Included are an eyewitness account of that first meeting between Lennon and McCartney, the inside story of how Ringo replaced Pete Best, an exploration of the brilliant but troubled soul of manager Brian Epstein, and the real scoop on their disastrous first visit to Germany and the death of Stu Sutcliffe.

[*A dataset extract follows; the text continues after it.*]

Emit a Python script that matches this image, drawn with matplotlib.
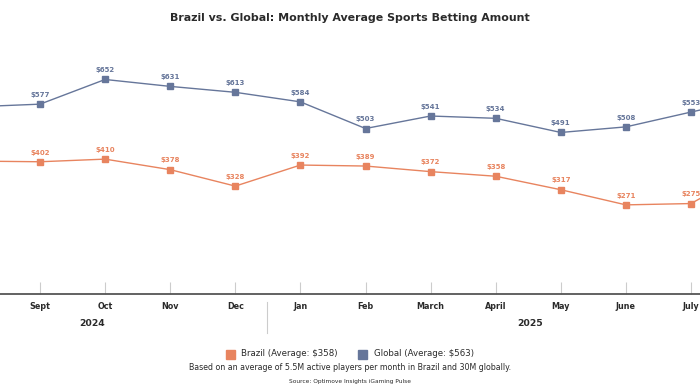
## Brazil vs Global monthly average sports betting amount

import numpy as np
import matplotlib
matplotlib.use("Agg")
import matplotlib.pyplot as plt

months = ["Aug", "Sept", "Oct", "Nov", "Dec", "Jan", "Feb", "March", "April", "May", "June", "July", "Aug"]
brazil = [404, 402, 410, 378, 328, 392, 389, 372, 358, 317, 271, 275, 385]
glob = [569, 577, 652, 631, 613, 584, 503, 541, 534, 491, 508, 553, 597]
years = ["2024", "2025"]

c_br = "#e8845f"
c_gl = "#66769a"
c_txt = "#2a2a2a"

fig = plt.figure(figsize=(7, 3.9), dpi=100)
ax = fig.add_axes([0, 0.246, 1, 0.6])
x = np.arange(len(months))
shown = x[1:-1]  # months inside the visible frame

for vals, col in [(glob, c_gl), (brazil, c_br)]:
    ax.plot(x, vals, color=col, lw=1.0, marker="s", ms=4.5, zorder=3)
    for xi in shown:
        ax.annotate(f"${vals[xi]}", (xi, vals[xi]), xytext=(0, 4.5), textcoords="offset points",
                    ha="center", va="bottom", fontsize=5, color=col, fontweight="bold")

for s in ["top", "left", "right"]:
    ax.spines[s].set_visible(False)
ax.spines["bottom"].set_color("#555555")
ax.spines["bottom"].set_linewidth(1.3)
ax.set_yticks([])
ax.set_xticks(shown)
ax.set_xticklabels(months[1:-1], fontsize=5.8, fontweight="bold", color=c_txt)
ax.tick_params(axis="x", direction="in", length=9, width=0.8, color="#cccccc", pad=6)
ax.set_xlim(1 - 40 / 65.1, 1 + 660 / 65.1)
ax.set_ylim(0, 711)

# year labels and separator
fig.text(92 / 700, 1 - 324 / 390, years[0], ha="center", va="center", fontsize=6.7, fontweight="bold", color=c_txt)
fig.text(530 / 700, 1 - 324 / 390, years[1], ha="center", va="center", fontsize=6.7, fontweight="bold", color=c_txt)
fig.add_artist(plt.Line2D([267 / 700, 267 / 700], [1 - 302 / 390, 1 - 333 / 390], color="#cccccc", lw=0.8))

fig.text(0.5, 1 - 18 / 390, "Brazil vs. Global: Monthly Average Sports Betting Amount",
         ha="center", va="center", fontsize=7.9, fontweight="bold", color=c_txt)

# legend
ly = 1 - 354 / 390
fig.patches.append(plt.Rectangle((226 / 700, ly - 5 / 390), 9 / 700, 9 / 390, color=c_br, transform=fig.transFigure, figure=fig))
fig.text(241 / 700, ly, "Brazil (Average: $358)", ha="left", va="center", fontsize=6.2, color=c_txt)
fig.patches.append(plt.Rectangle((358 / 700, ly - 5 / 390), 9 / 700, 9 / 390, color=c_gl, transform=fig.transFigure, figure=fig))
fig.text(374 / 700, ly, "Global (Average: $563)", ha="left", va="center", fontsize=6.2, color=c_txt)

fig.text(0.5, 1 - 368 / 390, "Based on an average of 5.5M active players per month in Brazil and 30M globally.",
         ha="center", va="center", fontsize=5.7, color=c_txt)
fig.text(0.5, 1 - 382 / 390, "Source: Optimove Insights iGaming Pulse",
         ha="center", va="center", fontsize=4.2, color=c_txt)

fig.savefig("out.png", dpi=100)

With an eye for life in Liverpool during the 50's and 60's and over 65 eyewitness accounts from those closest to the Beatles, Larry Kane brings to life the evolution of the group that changed music forever.
PUBLISHERS WEEKLY
Kane (Ticket to Ride), a longtime Philadelphia journalist and author who covered the Beatles' first tour in the U.S. in 1964 and subsequent tours, works by mosaic in piecing together the shards of "the boys' " early stories in Liverpool, now fairly familiar: John, the smoking, dreaming milkman, raised mostly by his indomitable Aunt Mimi, sneaked out to the neighboring orphanage Strawberry Field for a dose of gritty reality; Paul, shattered by his mother's early death from breast cancer, traded the trumpet his father gave him for an acoustic guitar; George, the so-called quiet Beatle, was in fact the stronger songwriter early on but was "shoved into the background" by team Lennon-McCarthy; and Richie Starkey, aka Ringo, hailing from the toughest neighborhood in Liverpool, son of a divorced mother, cut his drummer's teeth with Rory Storm and the Hurricanes. Self-promoting Lane tracks the musical inspirations that led to the definitive formation of the Lennon-organized Quarrymen, such as Lonnie Donegan, the band's first gigs in Liverpool, the mysterious death of Stuart Sutcliffe, the firing of Pete Best, the playing of "Love Me Do" in Hamburg, and the honing of their look from black leather jackets to futuristic suits and ties. Many roiling, conflicting voices are brought together in a creative mishmash here.